Eastern Catholics, however, have a different view. We still maintain the same guidelines provided in the Typikon. However, they are not mandatory, but rather strongly encouraged. What is mandatory (using the Ruthenian Rite for an example) is fasting from meat every Friday of the year with the exception of the four fast-free weeks. On the first day of Lent and on Good Friday, Cheese and Meat is abstained from. Also, Wednesday and Fridays during the fast are days of abstinence from meat. So we have the minimums and the guidelines, and most people usually hit somewhere in-between.
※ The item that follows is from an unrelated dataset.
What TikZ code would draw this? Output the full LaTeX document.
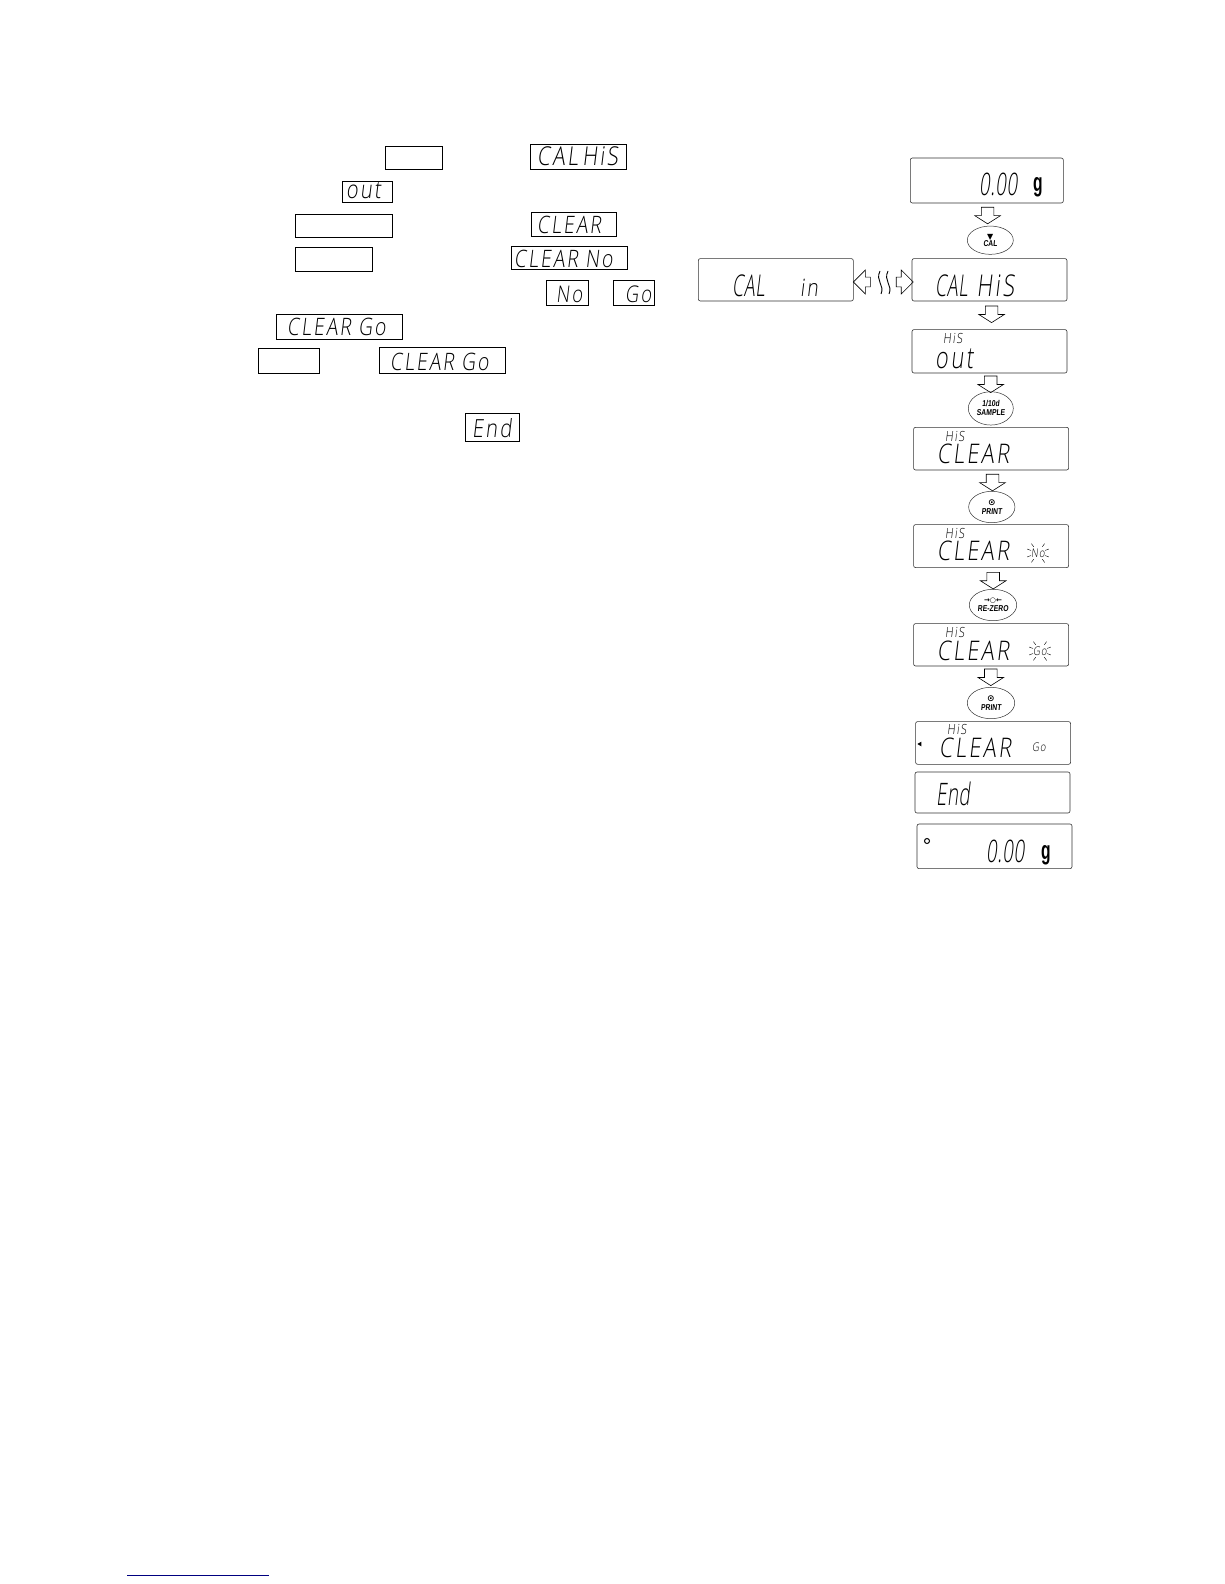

In my opinion, having the ability to fast according to one’s ability is one of the greatest strengths of our church. It changes fasting from a legal observance to an observance of love. Love for God. There are many reasons why we fast, which I explained in a prior post, and if we fast earnestly and for the right reasons, we will have ourselves a tool to pull us into heaven. A sword is sharpened by grinding it against stone; metal is purified by heating it to extreme temperatures and scraping the impurities off the top (repeatedly). Fasting is how we sharpen our ability to combat sin, and through fasting, we purify our souls.